**The problem**: Using the data beneath, show every line that includes the word "document".

**Dataset excerpt**:
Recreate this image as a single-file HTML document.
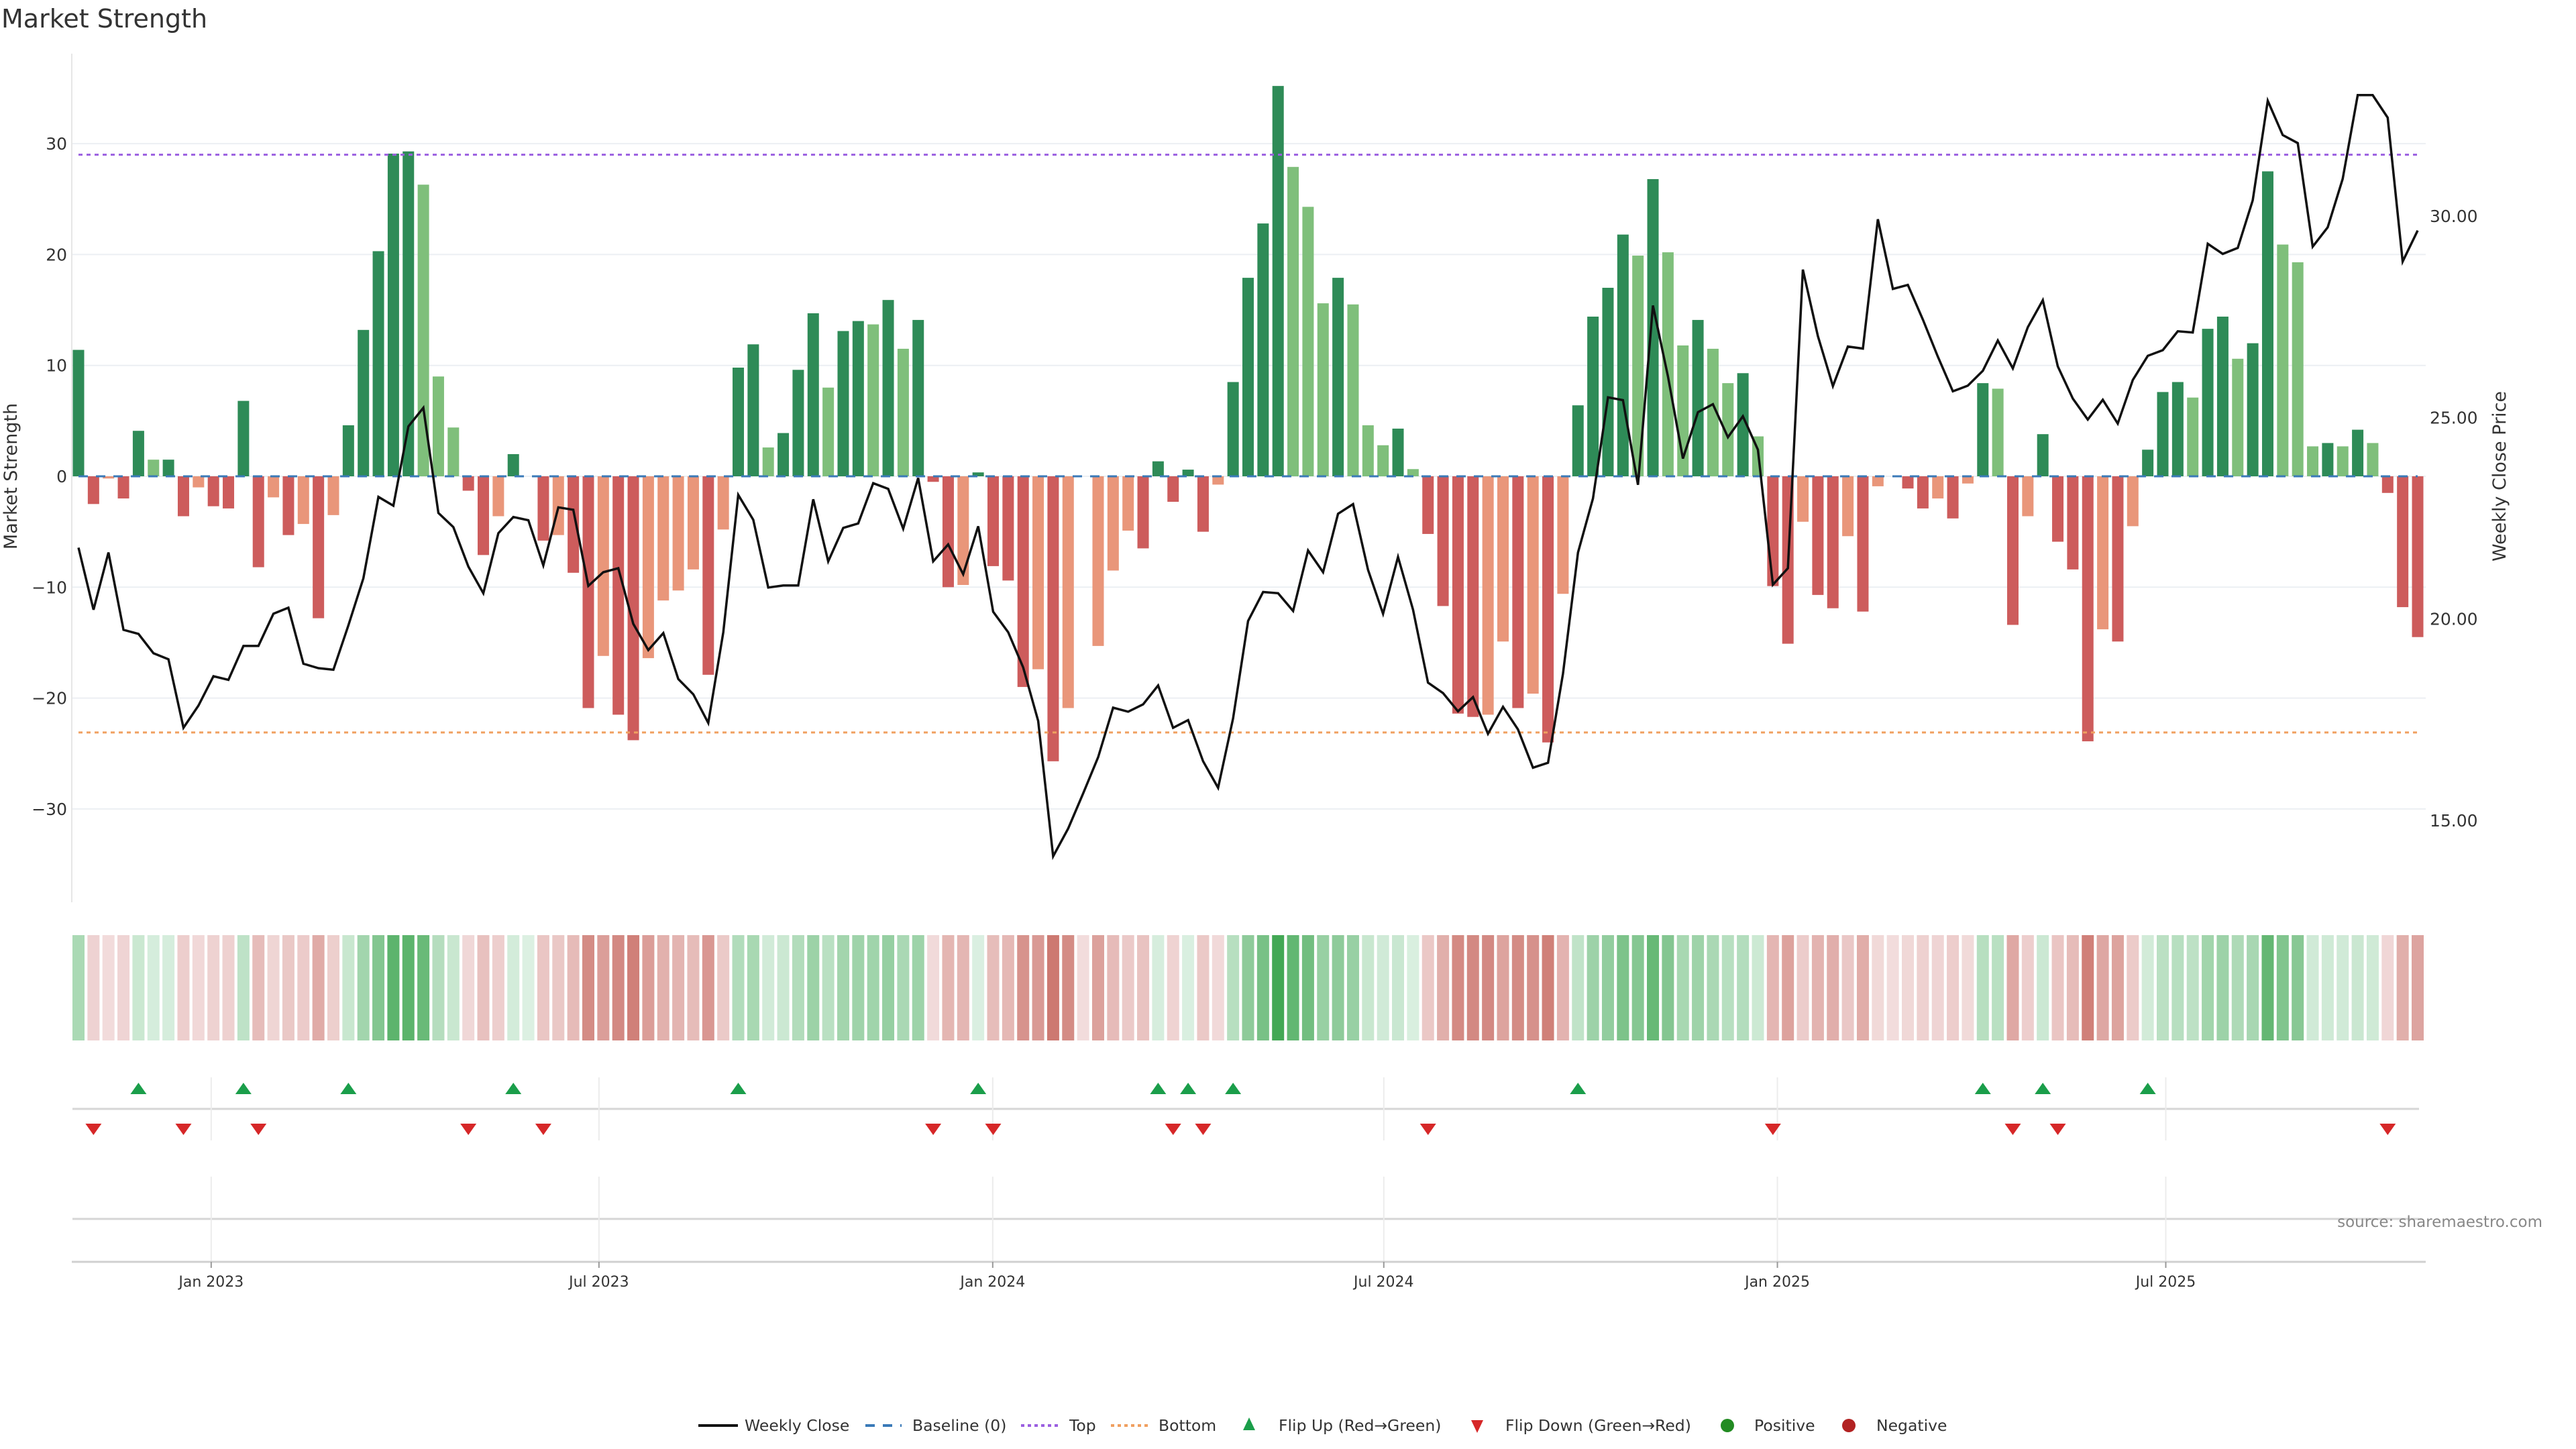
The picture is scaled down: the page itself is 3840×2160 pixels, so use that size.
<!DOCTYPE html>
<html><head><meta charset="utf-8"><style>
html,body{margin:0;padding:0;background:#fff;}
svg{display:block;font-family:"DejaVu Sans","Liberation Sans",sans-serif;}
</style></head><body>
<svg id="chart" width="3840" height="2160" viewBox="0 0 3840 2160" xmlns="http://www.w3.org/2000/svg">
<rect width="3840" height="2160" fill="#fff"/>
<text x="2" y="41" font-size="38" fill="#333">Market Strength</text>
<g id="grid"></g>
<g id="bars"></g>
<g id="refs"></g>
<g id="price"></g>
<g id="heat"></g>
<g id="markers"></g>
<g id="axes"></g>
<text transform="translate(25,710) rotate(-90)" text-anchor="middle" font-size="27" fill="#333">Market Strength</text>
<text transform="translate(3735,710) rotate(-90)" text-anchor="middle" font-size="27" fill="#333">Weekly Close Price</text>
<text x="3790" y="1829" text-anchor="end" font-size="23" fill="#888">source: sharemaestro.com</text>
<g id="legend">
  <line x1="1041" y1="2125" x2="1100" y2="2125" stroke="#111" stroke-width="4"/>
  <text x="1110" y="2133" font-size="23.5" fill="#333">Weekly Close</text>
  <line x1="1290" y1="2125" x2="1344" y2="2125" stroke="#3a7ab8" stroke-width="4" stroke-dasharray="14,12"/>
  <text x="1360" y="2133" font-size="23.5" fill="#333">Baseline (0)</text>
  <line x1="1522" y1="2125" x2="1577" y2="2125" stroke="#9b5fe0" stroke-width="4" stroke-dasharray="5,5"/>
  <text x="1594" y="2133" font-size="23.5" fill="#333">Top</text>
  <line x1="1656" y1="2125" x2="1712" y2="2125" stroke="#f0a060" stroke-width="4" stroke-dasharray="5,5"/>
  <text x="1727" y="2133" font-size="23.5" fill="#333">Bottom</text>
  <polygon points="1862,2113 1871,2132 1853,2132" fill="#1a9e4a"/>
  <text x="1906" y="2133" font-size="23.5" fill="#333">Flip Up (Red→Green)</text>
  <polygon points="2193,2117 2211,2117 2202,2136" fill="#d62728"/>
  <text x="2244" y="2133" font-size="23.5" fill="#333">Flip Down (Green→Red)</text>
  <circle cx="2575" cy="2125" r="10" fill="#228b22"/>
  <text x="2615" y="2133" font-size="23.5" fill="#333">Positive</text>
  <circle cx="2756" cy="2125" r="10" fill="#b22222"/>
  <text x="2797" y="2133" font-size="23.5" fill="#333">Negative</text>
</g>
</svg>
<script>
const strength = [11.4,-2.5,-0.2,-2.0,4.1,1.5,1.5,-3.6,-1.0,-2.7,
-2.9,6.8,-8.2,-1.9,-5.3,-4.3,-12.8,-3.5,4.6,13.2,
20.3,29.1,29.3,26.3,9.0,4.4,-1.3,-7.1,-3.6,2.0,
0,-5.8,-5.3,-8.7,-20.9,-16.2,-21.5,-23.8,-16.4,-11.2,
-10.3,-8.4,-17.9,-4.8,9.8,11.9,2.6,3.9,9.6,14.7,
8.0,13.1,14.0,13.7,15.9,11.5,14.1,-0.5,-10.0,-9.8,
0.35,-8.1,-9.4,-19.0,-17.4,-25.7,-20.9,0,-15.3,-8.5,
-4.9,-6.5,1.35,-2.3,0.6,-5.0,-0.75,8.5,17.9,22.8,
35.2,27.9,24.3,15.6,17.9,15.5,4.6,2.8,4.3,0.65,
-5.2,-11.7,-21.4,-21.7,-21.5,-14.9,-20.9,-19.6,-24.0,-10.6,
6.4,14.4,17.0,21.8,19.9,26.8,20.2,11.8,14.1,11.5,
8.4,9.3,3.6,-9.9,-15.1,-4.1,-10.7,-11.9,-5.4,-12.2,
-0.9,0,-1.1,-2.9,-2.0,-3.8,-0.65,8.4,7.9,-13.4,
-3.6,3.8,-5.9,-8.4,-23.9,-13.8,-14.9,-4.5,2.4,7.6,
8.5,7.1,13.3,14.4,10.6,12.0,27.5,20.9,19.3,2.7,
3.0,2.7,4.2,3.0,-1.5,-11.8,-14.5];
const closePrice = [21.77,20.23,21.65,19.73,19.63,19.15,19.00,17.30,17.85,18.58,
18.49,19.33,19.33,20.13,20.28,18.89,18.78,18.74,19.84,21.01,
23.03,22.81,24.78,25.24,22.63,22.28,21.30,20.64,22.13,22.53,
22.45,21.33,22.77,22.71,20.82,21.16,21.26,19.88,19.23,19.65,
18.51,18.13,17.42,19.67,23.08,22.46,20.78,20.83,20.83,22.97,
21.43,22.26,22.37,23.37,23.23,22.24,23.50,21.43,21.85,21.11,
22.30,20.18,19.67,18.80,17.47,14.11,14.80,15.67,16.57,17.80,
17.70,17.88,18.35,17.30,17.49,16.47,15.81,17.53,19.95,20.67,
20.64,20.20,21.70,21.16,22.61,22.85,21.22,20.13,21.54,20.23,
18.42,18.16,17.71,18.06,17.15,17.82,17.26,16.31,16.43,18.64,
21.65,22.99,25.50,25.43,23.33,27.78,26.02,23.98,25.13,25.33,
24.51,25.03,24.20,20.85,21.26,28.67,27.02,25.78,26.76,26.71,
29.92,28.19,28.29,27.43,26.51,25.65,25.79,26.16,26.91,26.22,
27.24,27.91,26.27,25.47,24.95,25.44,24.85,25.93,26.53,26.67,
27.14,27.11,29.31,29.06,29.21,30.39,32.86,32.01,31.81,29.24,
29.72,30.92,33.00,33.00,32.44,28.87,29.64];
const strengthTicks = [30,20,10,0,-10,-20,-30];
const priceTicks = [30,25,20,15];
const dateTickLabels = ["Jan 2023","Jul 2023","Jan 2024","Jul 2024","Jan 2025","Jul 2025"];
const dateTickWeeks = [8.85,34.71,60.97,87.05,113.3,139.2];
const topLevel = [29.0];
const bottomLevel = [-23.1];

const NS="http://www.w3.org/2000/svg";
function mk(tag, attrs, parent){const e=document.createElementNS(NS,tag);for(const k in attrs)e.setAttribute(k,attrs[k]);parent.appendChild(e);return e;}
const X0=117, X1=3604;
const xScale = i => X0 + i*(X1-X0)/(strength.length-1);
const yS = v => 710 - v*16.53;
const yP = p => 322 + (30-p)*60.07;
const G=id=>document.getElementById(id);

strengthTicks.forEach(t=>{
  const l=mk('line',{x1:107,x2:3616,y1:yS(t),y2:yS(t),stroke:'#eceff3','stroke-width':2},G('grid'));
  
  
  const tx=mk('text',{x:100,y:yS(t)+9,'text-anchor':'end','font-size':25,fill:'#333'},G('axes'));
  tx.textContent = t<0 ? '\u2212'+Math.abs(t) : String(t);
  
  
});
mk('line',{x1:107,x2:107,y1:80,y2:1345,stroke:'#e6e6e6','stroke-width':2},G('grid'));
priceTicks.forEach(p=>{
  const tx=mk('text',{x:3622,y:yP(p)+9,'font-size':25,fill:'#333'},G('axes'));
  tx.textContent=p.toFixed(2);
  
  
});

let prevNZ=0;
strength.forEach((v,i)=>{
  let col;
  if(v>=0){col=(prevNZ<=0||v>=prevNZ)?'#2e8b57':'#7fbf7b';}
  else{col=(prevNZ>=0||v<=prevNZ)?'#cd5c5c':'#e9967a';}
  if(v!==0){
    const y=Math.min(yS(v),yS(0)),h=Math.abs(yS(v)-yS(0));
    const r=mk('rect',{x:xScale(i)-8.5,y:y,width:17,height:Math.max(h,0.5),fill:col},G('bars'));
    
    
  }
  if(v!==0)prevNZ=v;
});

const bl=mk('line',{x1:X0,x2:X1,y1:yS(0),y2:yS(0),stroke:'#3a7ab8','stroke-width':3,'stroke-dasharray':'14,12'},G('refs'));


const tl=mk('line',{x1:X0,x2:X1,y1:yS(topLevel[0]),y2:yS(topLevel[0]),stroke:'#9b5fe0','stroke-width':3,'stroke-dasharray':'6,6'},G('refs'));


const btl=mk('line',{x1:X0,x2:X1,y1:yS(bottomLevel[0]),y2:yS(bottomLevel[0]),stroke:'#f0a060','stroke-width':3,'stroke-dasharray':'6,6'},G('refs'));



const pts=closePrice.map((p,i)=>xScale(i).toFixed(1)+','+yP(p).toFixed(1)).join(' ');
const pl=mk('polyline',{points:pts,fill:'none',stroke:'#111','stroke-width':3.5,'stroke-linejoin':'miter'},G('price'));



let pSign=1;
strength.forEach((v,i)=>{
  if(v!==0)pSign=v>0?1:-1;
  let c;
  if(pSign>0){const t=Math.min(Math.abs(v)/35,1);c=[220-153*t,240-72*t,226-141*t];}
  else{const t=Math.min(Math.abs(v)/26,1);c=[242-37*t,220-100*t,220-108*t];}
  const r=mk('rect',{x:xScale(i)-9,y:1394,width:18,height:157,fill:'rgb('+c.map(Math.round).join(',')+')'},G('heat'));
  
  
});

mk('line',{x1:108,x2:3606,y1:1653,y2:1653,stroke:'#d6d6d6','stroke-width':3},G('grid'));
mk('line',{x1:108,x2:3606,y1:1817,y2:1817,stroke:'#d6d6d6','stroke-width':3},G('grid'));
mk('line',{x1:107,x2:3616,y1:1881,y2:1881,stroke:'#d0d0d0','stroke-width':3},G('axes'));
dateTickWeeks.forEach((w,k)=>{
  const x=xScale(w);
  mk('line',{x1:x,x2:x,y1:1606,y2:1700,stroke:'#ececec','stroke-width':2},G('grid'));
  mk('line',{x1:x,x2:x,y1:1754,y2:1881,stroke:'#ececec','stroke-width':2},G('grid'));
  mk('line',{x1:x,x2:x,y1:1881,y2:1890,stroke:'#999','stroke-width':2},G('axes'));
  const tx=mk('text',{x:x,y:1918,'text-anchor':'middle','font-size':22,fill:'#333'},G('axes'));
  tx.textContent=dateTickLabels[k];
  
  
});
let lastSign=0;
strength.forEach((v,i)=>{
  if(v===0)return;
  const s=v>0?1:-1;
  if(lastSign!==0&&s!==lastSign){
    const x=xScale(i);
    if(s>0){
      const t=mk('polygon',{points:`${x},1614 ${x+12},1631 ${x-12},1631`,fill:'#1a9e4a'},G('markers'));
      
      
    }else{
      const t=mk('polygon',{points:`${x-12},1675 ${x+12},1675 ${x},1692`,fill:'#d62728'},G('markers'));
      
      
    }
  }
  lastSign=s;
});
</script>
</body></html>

**Result of the exercise**:
Recreate this image as a single-file HTML document.
function mk(tag, attrs, parent){const e=document.createElementNS(NS,tag);for(const k in attrs)e.setAttribute(k,attrs[k]);parent.appendChild(e);return e;}
const G=id=>document.getElementById(id);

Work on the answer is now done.